The study is full of mahogany tones in the light of the lamps beside the chairs. The door to the harp, three steps away if I run. I stand so fast the book falls off my lap and lands on the floor with the thud of tragedy.
“Sorry, Leo.” I hoist it by the spine back to its resting place, gather up the scattered eyes into a fluffy white pile.
Their food will be arpeggios, plucked harmonics, and a glissando, index finger to thumb. I will play to them all the way to the last octave. I will once again drum on the table. The burned-out eyes stare back at me, the neglected instrument, myself. The harp once fit a woman’s body. The strings soothed her fingers and the forepillar curved outward to support her. Men tried to make it a man’s instrument, because that’s what men do with everything they find beautiful. I challenge their annexation, string for string. If they want to play Goliath, my every note will be a little stone. Pretty is for some other gal. Pretty is another word for colonized. Those hungry little girls need food grown in their very own garden.
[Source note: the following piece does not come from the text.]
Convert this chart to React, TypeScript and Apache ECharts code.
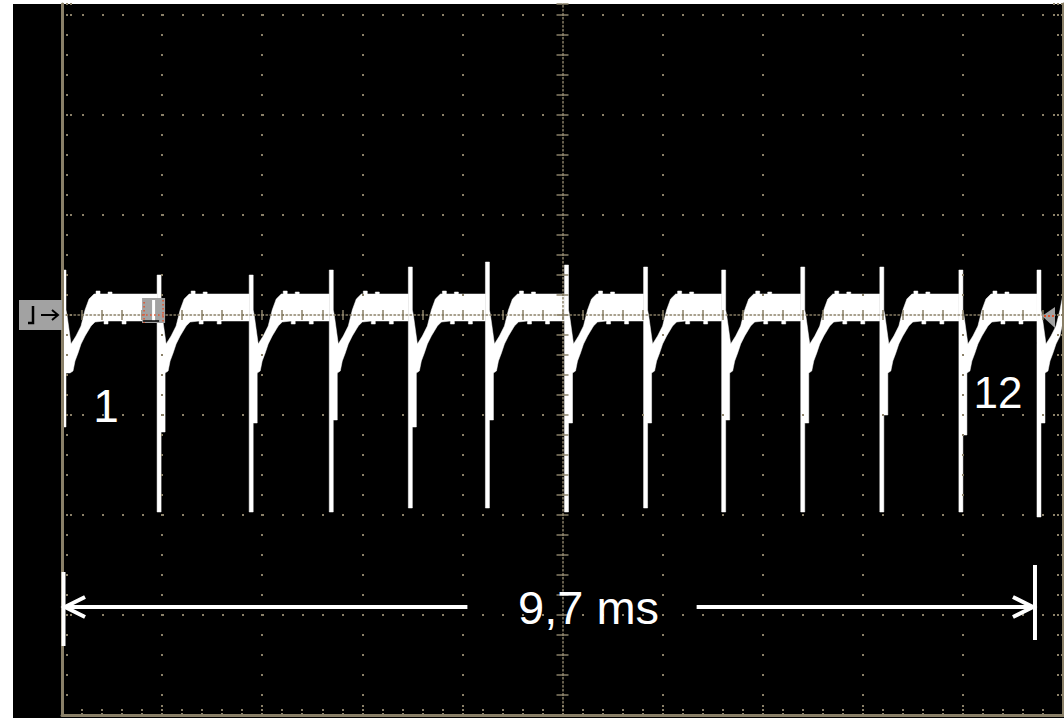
import React, { useEffect, useRef } from "react";
import * as echarts from "echarts";

// ---- screen: time in ms (1 ms / div), signal in divisions (0 = ground marker level)
const TIME_MIN = 0;
const TIME_MAX = 10;
const V_MIN = -4;
const V_MAX = 3.11;

// ---- pulses (13 spikes, 12 periods)
const spikeTimes = [0.02, 0.97, 1.89, 2.69, 3.48, 4.25, 5.04, 5.83, 6.61, 7.4, 8.19, 8.98, 9.76];
const spikeTops = [0.45, 0.4, 0.4, 0.45, 0.48, 0.53, 0.5, 0.48, 0.45, 0.48, 0.48, 0.45, 0.45];
const spikeBottoms = [-1.12, -1.97, -1.97, -1.97, -1.93, -1.93, -1.97, -1.93, -1.97, -1.97, -1.97, -1.97, -2.02];
const shoulderBottoms = [-0.58, -1.17, -1.08, -1.05, -1.12, -1.05, -1.08, -1.08, -1.05, -1.08, -1.0, -1.2, -1.08];

// ---- recovery shape after each spike (offset from spike in ms, level in div)
const upperOffsets = [0.02, 0.03, 0.07, 0.12, 0.17, 0.21, 0.25, 0.3, 0.32, 0.32, 0.36, 0.36, 0.44, 0.44, 0.48, 0.48];
const upperValues = [0.05, 0.0, -0.29, -0.21, -0.11, 0.05, 0.16, 0.21, 0.21, 0.24, 0.24, 0.21, 0.21, 0.23, 0.23, 0.21];
const lowerOffsets = [0.06, 0.09, 0.11, 0.14, 0.17, 0.21, 0.24, 0.27, 0.31, 0.4, 0.4, 0.44, 0.44, 0.58, 0.58, 0.62, 0.62];
const lowerValues = [-0.58, -0.56, -0.46, -0.38, -0.29, -0.21, -0.16, -0.11, -0.07, -0.06, -0.09, -0.09, -0.06, -0.06, -0.09, -0.09, -0.06];
const BAND_UPPER = 0.21;
const BAND_LOWER = -0.06;
const SPIKE_HALF = 0.02;
const SHOULDER_END = 0.06;

// ---- annotations
const pulseLabels = ["1", "12"];
const pulseLabelTimes = [0.44, 9.35];
const pulseLabelLevels = [-0.91, -0.77];
const measureText = "9,7 ms";
const measureStart = 0.03;
const measureEnd = 9.7;
const measureBarStart = 0.015;
const measureBarEnd = 9.72;
const measureLevel = -2.92;
const measureGap = [4.05, 6.34];
const measureLabelTime = 5.26;

const TAN = "#8a8068";
const WHITE = "#ffffff";
const GRAY = "#a2a2a2";
const RED = "#e2532c";

const pulseData = spikeTimes.map((t, i) => [
  t,
  spikeTops[i],
  spikeBottoms[i],
  shoulderBottoms[i],
  i < spikeTimes.length - 1 ? spikeTimes[i + 1] - SPIKE_HALF : TIME_MAX,
]);

const dotted = { color: TAN, width: 2, type: [2, 18] as number[] };

function buildOption(): any {
  const hiddenX = { show: false };
  return {
    animation: false,
    backgroundColor: "transparent",
    grid: { left: 62, right: 1, top: 4, bottom: 3, containLabel: false, outerBoundsMode: "none" },
    xAxis: [
      {
        // bottom border + vertical grid
        type: "value", min: TIME_MIN, max: TIME_MAX, interval: 1, position: "bottom", z: 5,
        axisLine: { show: true, onZero: false, lineStyle: { color: TAN, width: 3 } },
        axisTick: { show: true, inside: true, length: 12, lineStyle: { color: TAN, width: 2, type: [2, 2] } },
        minorTick: { show: true, splitNumber: 5, length: 6, lineStyle: { color: TAN, width: 2, type: [2, 2] } },
        axisLabel: { show: false },
        splitLine: { show: true, lineStyle: { ...dotted, dashOffset: 10 } },
      },
      {
        // horizontal centre line, ticks upward
        type: "value", min: TIME_MIN, max: TIME_MAX, interval: 1, position: "bottom", z: 5,
        axisLine: { show: true, onZero: true, onZeroAxisIndex: 0, lineStyle: { color: TAN, width: 1.5, type: [1.5, 2.5] } },
        axisTick: { show: true, inside: true, length: 5, lineStyle: { color: TAN, width: 1.5 } },
        minorTick: { show: true, splitNumber: 5, length: 5, lineStyle: { color: TAN, width: 1.5 } },
        axisLabel: { show: false }, splitLine: { show: false },
      },
      {
        // horizontal centre line, ticks downward
        type: "value", min: TIME_MIN, max: TIME_MAX, interval: 1, position: "bottom", z: 5,
        axisLine: { show: false, onZero: true, onZeroAxisIndex: 0 },
        axisTick: { show: true, inside: false, length: 5, lineStyle: { color: TAN, width: 1.5 } },
        minorTick: { show: true, splitNumber: 5, length: 5, lineStyle: { color: TAN, width: 1.5 } },
        axisLabel: { show: false }, splitLine: { show: false },
      },
      {
        // helper axis centred on the screen, for the vertical centre line
        type: "value", min: -TIME_MAX / 2, max: TIME_MAX / 2, ...hiddenX,
        axisLine: { show: false, onZero: false }, splitLine: { show: false },
      },
    ],
    yAxis: [
      {
        // left border + horizontal grid
        type: "value", min: V_MIN, max: V_MAX, interval: 1, position: "left", z: 5,
        axisLine: { show: true, onZero: false, lineStyle: { color: TAN, width: 3 } },
        axisTick: { show: true, inside: true, length: 12, lineStyle: { color: TAN, width: 2, type: [2, 2] } },
        minorTick: { show: true, splitNumber: 5, length: 6, lineStyle: { color: TAN, width: 2, type: [2, 2] } },
        axisLabel: { show: false },
        splitLine: { show: true, showMaxLine: false, lineStyle: { ...dotted } },
      },
      {
        // right border
        type: "value", min: V_MIN, max: V_MAX, interval: 1, position: "right", z: 5,
        axisLine: { show: true, onZero: false, lineStyle: { color: TAN, width: 3 } },
        axisTick: { show: true, inside: true, length: 12, lineStyle: { color: TAN, width: 2, type: [2, 2] } },
        minorTick: { show: true, splitNumber: 5, length: 6, lineStyle: { color: TAN, width: 2, type: [2, 2] } },
        axisLabel: { show: false }, splitLine: { show: false },
      },
      {
        // vertical centre line, ticks to the right
        type: "value", min: V_MIN, max: V_MAX, interval: 1, position: "left", z: 5,
        axisLine: { show: true, onZero: true, onZeroAxisIndex: 3, lineStyle: { color: TAN, width: 1.5, type: [1.5, 2.5] } },
        axisTick: { show: true, inside: true, length: 6, lineStyle: { color: TAN, width: 1.5 } },
        minorTick: { show: true, splitNumber: 5, length: 6, lineStyle: { color: TAN, width: 1.5 } },
        axisLabel: { show: false }, splitLine: { show: false },
      },
      {
        // vertical centre line, ticks to the left
        type: "value", min: V_MIN, max: V_MAX, interval: 1, position: "left", z: 5,
        axisLine: { show: false, onZero: true, onZeroAxisIndex: 3 },
        axisTick: { show: true, inside: false, length: 6, lineStyle: { color: TAN, width: 1.5 } },
        minorTick: { show: true, splitNumber: 5, length: 6, lineStyle: { color: TAN, width: 1.5 } },
        axisLabel: { show: false }, splitLine: { show: false },
      },
    ],
    series: [
      {
        type: "custom",
        name: "CH1",
        xAxisIndex: 0,
        yAxisIndex: 0,
        clip: true,
        z: 2,
        data: pulseData,
        encode: { x: 0, y: 1 },
        renderItem: (_params: any, api: any) => {
          const t0 = api.value(0);
          const top = api.value(1);
          const bottom = api.value(2);
          const shoulder = api.value(3);
          const tEnd = api.value(4);
          const start = Math.max(TIME_MIN, t0 - SPIKE_HALF);
          const upper: number[][] = [[start, top], [t0 + SPIKE_HALF, top]];
          upperOffsets.forEach((o, k) => {
            if (t0 + o < tEnd) upper.push([t0 + o, upperValues[k]]);
          });
          upper.push([tEnd, BAND_UPPER]);
          const lower: number[][] = [
            [start, bottom],
            [t0 + SPIKE_HALF, bottom],
            [t0 + SPIKE_HALF, shoulder],
            [t0 + SHOULDER_END, shoulder],
          ];
          lowerOffsets.forEach((o, k) => {
            if (t0 + o < tEnd) lower.push([t0 + o, lowerValues[k]]);
          });
          lower.push([tEnd, BAND_LOWER]);
          const pts = upper.concat(lower.reverse()).map((p) => api.coord(p));
          return { type: "polygon", shape: { points: pts }, style: { fill: WHITE, stroke: WHITE, lineWidth: 0.5 } };
        },
      },
    ],
  };
}

export default function App() {
  const ref = useRef<HTMLDivElement>(null);
  useEffect(() => {
    if (!ref.current) return;
    const chart = echarts.init(ref.current, null, { renderer: "svg" });
    chart.setOption(buildOption());
    const p = (t: number, v: number): number[] =>
      chart.convertToPixel({ xAxisIndex: 0, yAxisIndex: 0 } as any, [t, v]) as any;

    const a0 = p(measureStart, measureLevel);
    const a1 = p(measureEnd, measureLevel);
    const g0 = p(measureGap[0], measureLevel);
    const g1 = p(measureGap[1], measureLevel);
    const headA = p(measureStart + 0.2, measureLevel + 0.1);
    const headB = p(measureStart + 0.2, measureLevel - 0.1);
    const headC = p(measureEnd - 0.2, measureLevel + 0.1);
    const headD = p(measureEnd - 0.2, measureLevel - 0.1);
    const barL0 = p(measureBarStart, -2.57);
    const barL1 = p(measureBarStart, -3.31);
    const barR0 = p(measureBarEnd, -2.5);
    const barR1 = p(measureBarEnd, -3.25);
    const mLabel = p(measureLabelTime, measureLevel);
    const zero = p(TIME_MIN, 0);
    const trig = p(0.8, 0.17);
    const rightEnd = p(TIME_MAX, 0);

    const lw = { stroke: WHITE, lineWidth: 4, fill: "none" };
    const textStyle = (text: string, x: number, y: number, size: number) => ({
      type: "text",
      x,
      y,
      z: 20,
      style: {
        text,
        fill: WHITE,
        fontSize: size,
        fontFamily: "Liberation Sans, Arial, sans-serif",
        align: "center",
        textAlign: "center",
        verticalAlign: "middle",
        textVerticalAlign: "middle",
      },
    });

    const graphic: any[] = [
      { type: "line", z: 20, shape: { x1: a0[0], y1: a0[1], x2: g0[0], y2: g0[1] }, style: lw },
      { type: "line", z: 20, shape: { x1: g1[0], y1: g1[1], x2: a1[0], y2: a1[1] }, style: lw },
      { type: "polyline", z: 20, shape: { points: [headA, a0, headB] }, style: lw },
      { type: "polyline", z: 20, shape: { points: [headC, a1, headD] }, style: lw },
      { type: "line", z: 20, shape: { x1: barL0[0], y1: barL0[1], x2: barL1[0], y2: barL1[1] }, style: lw },
      { type: "line", z: 20, shape: { x1: barR0[0], y1: barR0[1], x2: barR1[0], y2: barR1[1] }, style: lw },
      textStyle(measureText, mLabel[0], mLabel[1], 47),
    ];
    pulseLabels.forEach((lab, i) => {
      const q = p(pulseLabelTimes[i], pulseLabelLevels[i]);
      graphic.push(textStyle(lab, q[0], q[1], i === 0 ? 46 : 44));
    });

    // ground-level marker at the left of the screen
    const gx = zero[0] - 43;
    const gy = zero[1] - 15;
    graphic.push(
      { type: "rect", z: 20, shape: { x: gx, y: gy, width: 43, height: 30 }, style: { fill: GRAY } },
      { type: "polyline", z: 21, shape: { points: [[gx + 14, gy + 6], [gx + 14, gy + 23], [gx + 9, gy + 23]] }, style: { stroke: "#000", lineWidth: 2.5, fill: "none" } },
      { type: "line", z: 21, shape: { x1: gx + 22, y1: zero[1], x2: gx + 38, y2: zero[1] }, style: { stroke: "#000", lineWidth: 2 } },
      { type: "polyline", z: 21, shape: { points: [[gx + 33, zero[1] - 5], [gx + 39, zero[1]], [gx + 33, zero[1] + 5]] }, style: { stroke: "#000", lineWidth: 2, fill: "none" } }
    );

    // trigger position marker
    graphic.push(
      { type: "rect", z: 20, shape: { x: trig[0], y: trig[1], width: 23, height: 25 }, style: { fill: GRAY } },
      { type: "rect", z: 21, shape: { x: trig[0] + 10, y: trig[1] + 2, width: 3, height: 21 }, style: { fill: WHITE } },
      { type: "line", z: 21, shape: { x1: trig[0] + 1, y1: trig[1] + 23, x2: trig[0] + 17, y2: trig[1] + 23 }, style: { stroke: "#000", lineWidth: 1.5 } },
      { type: "line", z: 21, shape: { x1: trig[0] + 2, y1: trig[1] + 4, x2: trig[0] + 2, y2: trig[1] + 25 }, style: { stroke: RED, lineWidth: 1.5, lineDash: [1.5, 2.5] } },
      { type: "line", z: 21, shape: { x1: trig[0] + 21, y1: trig[1] + 2, x2: trig[0] + 21, y2: trig[1] + 25 }, style: { stroke: RED, lineWidth: 1.5, lineDash: [1.5, 2.5] } },
      { type: "line", z: 21, shape: { x1: trig[0], y1: zero[1], x2: trig[0] + 23, y2: zero[1] }, style: { stroke: RED, lineWidth: 1.5, lineDash: [1.5, 2.5] } }
    );

    // trigger-level marker at the right edge
    graphic.push(
      { type: "polygon", z: 20, shape: { points: [[rightEnd[0] - 21, rightEnd[1] + 1], [rightEnd[0] - 8, rightEnd[1] - 8], [rightEnd[0] - 8, rightEnd[1] + 13]] }, style: { fill: GRAY } },
      { type: "line", z: 21, shape: { x1: rightEnd[0] - 19, y1: rightEnd[1] + 1, x2: rightEnd[0] - 9, y2: rightEnd[1] + 1 }, style: { stroke: RED, lineWidth: 2, lineDash: [2, 2] } }
    );

    chart.setOption({ graphic });
    return () => chart.dispose();
  }, []);

  return (
    <div style={{ position: "fixed", left: 0, top: 0, width: 1064, height: 718, background: "#ffffff", overflow: "hidden" }}>
      <div style={{ position: "absolute", left: 13, top: 4, width: 1051, height: 714, background: "#000000" }} />
      <div ref={ref} style={{ position: "absolute", left: 0, top: 0, width: 1064, height: 718 }} />
    </div>
  );
}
Mom’s keys, hung on a little wooden knob over the kitchen side table, clink gently together in my hand. There’s no easy way to remove a harp from a closet full of clothes, the trail of fallen coats behind me, and the tedious sticky work of hanging each jacket back in its approximate place. I hold the harp close as I drag it across the room.
When the harp is on the porch I extricate myself from its embrace and back the Jeep out of the garage. The rear door pops open with a hollow click. Now I bet Mom’s eyes are open. Tonight Dad’s not sleeping either, but for a different reason—he has his ears held against the squeal of his blood cells, starving for poison. I know Mom won’t come down. Even if she thinks I’m stealing the car and heading to Belize. She wants me to run, with legs strong enough for two. I haul the harp into the back. The door won’t close so
I lay down the seats and then shove it forward until it fits.
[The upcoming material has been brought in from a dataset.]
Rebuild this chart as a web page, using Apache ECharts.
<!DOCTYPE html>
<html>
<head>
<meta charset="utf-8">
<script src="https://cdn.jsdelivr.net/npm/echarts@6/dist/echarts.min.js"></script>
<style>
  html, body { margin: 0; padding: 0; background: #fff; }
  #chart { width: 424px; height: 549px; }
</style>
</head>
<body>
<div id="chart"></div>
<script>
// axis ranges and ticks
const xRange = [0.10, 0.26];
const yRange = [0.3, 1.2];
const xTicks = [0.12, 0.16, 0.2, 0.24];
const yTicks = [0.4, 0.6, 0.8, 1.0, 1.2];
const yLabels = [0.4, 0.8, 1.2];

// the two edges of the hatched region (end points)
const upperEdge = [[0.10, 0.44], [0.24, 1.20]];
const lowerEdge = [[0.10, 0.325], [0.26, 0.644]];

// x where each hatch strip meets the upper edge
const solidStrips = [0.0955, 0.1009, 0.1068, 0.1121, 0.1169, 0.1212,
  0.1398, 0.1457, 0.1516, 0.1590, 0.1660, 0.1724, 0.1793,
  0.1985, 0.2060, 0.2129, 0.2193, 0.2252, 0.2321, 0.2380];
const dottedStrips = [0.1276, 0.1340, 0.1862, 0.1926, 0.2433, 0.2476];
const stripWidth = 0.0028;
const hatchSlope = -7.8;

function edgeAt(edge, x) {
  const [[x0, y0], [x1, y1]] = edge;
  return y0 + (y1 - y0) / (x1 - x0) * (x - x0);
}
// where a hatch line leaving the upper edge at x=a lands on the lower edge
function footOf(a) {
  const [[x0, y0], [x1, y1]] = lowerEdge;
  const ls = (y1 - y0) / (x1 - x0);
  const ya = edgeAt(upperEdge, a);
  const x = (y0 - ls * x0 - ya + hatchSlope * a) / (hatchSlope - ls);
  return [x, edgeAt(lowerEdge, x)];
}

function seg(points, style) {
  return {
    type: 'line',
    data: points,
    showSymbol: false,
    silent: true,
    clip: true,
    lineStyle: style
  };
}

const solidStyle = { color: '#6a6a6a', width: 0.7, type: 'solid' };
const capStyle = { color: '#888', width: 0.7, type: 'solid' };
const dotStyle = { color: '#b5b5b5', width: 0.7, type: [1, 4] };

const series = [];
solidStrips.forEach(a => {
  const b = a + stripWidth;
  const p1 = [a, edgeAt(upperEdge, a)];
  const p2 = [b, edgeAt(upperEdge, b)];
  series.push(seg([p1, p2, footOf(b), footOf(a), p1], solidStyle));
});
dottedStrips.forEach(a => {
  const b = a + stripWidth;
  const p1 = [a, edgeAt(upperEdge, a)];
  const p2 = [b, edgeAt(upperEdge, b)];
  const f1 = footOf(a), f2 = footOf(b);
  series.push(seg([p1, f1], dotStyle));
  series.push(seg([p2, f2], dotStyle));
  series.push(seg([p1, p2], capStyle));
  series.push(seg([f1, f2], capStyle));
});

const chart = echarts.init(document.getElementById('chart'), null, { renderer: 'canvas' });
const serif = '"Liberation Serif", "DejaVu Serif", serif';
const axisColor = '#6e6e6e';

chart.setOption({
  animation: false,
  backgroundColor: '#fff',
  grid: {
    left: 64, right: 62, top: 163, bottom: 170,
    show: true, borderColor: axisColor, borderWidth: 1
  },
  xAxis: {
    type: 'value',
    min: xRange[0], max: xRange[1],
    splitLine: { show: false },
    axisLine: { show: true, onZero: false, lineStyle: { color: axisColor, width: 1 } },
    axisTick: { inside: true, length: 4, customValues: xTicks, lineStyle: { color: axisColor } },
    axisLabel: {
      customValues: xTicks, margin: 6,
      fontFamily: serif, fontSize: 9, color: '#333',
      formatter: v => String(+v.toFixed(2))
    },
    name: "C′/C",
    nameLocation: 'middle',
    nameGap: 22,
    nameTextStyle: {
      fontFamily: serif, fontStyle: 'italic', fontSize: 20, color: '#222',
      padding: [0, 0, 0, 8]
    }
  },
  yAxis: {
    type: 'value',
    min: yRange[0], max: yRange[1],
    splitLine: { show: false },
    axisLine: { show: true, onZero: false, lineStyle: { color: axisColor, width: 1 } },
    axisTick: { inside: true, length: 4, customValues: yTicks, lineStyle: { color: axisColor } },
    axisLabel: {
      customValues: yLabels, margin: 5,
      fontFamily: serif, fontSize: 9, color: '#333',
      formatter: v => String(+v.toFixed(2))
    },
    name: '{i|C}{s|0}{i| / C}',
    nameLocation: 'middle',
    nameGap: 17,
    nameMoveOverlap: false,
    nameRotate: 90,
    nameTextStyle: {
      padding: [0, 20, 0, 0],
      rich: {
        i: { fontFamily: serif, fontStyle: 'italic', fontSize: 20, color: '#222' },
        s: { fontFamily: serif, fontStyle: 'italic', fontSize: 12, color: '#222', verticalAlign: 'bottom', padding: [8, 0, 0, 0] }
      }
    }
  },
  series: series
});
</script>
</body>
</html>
I wish it were more than a mile—the line that demarcates someone else’s song from mine.
But it’s enough. Far enough to hoist the harp stair by stair up to my apartment, to drag it into the middle of the floor, and even to steal a song before I return the car and walk home.
May 9, 2004
Cicadas in the eucalyptus trees a hot New Jersey night a freak highway accident your worst enemy the sound of gunfire someone is hunting a deer explosions for celebrations drive a road look at the scenery a stone house the night breeze through the screens my beautiful sister a Kalishnikov the compound walls
no one is with me tonight
not even bugs
May 24
Benja said going to Combat Stress helps. The counselor took my hand with what I guess was supposed to be empathy or warmth or something. Sticky. Too hot for empathy.
The script: [Soldier speaks]
“You feel a lot of anxiety.”
[Soldier speaks]
“Post-Traumatic Stress Disorder is common among soldiers, especially those who have seen face-to-face combat.” [Solider speaks]
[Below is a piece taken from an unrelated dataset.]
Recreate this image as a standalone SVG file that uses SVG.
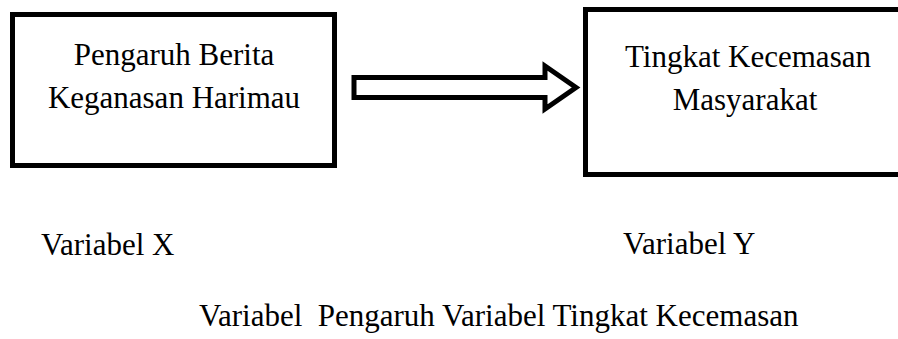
<svg xmlns="http://www.w3.org/2000/svg" width="898" height="339" viewBox="0 0 898 339">
<style>
.box{fill:#fff;stroke:#000;stroke-width:5}
.t{font-family:"Liberation Serif","Times New Roman",serif;font-size:31px;fill:#000}
.c{text-anchor:middle}
.arrow{fill:#fff;stroke:#000;stroke-width:5;stroke-linejoin:miter}
</style>
<rect width="898" height="339" fill="#fff"/>
<g id="node-x">
<rect class="box" x="12.5" y="14.5" width="322" height="151"/>
<text class="t c" x="174" y="65">Pengaruh Berita</text>
<text class="t c" x="174" y="108">Keganasan Harimau</text>
</g>
<g id="node-y">
<rect class="box" x="585.5" y="9.5" width="330" height="165"/>
<text class="t c" x="748" y="67">Tingkat Kecemasan</text>
<text class="t c" x="745" y="110">Masyarakat</text>
</g>
<g id="connectors">
<polygon class="arrow" points="354,77.5 545,77.5 545,66 576,87.5 545,109 545,97.5 354,97.5"/>
</g>
<g id="labels">
<text class="t" x="41" y="255">Variabel X</text>
<text class="t" x="623" y="254">Variabel Y</text>
<text class="t" x="199" y="326" xml:space="preserve">Variabel  Pengaruh Variabel Tingkat Kecemasan</text>
</g>
</svg>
“You might feel crazy, but you’re just reacting to a very stressful situation.”
[Soldier speaks]
“Why don’t you try some medication?”
So now I have two pills. Zoloft to get through the day and Ambien to get through the night.
How many pills can you shove up your ass? My broken heart can’t be sewn up with tablets, coated for easy swallowing. Are these two bottles what a soldier’s mind is worth? I’d rather walk the walls all night weeping and die crazy than swallow your complacency.
June 3
Our security loop is supposed to be different every day, but at a certain point you want to know what you’re in for. What the houses look like, who smiles and who wants you dead. You want to know where the kids hang out smoking, and where the men sit and talk in the shade. You know that when you’re coming toward them, past the palm trees and the sparse grass and the litter on the dusty road, they’ll look at you over their shoulders and fall silent. You know how you must appear to them in your big sand-colored rig with the gunman in the turret and the gun pointed right at them.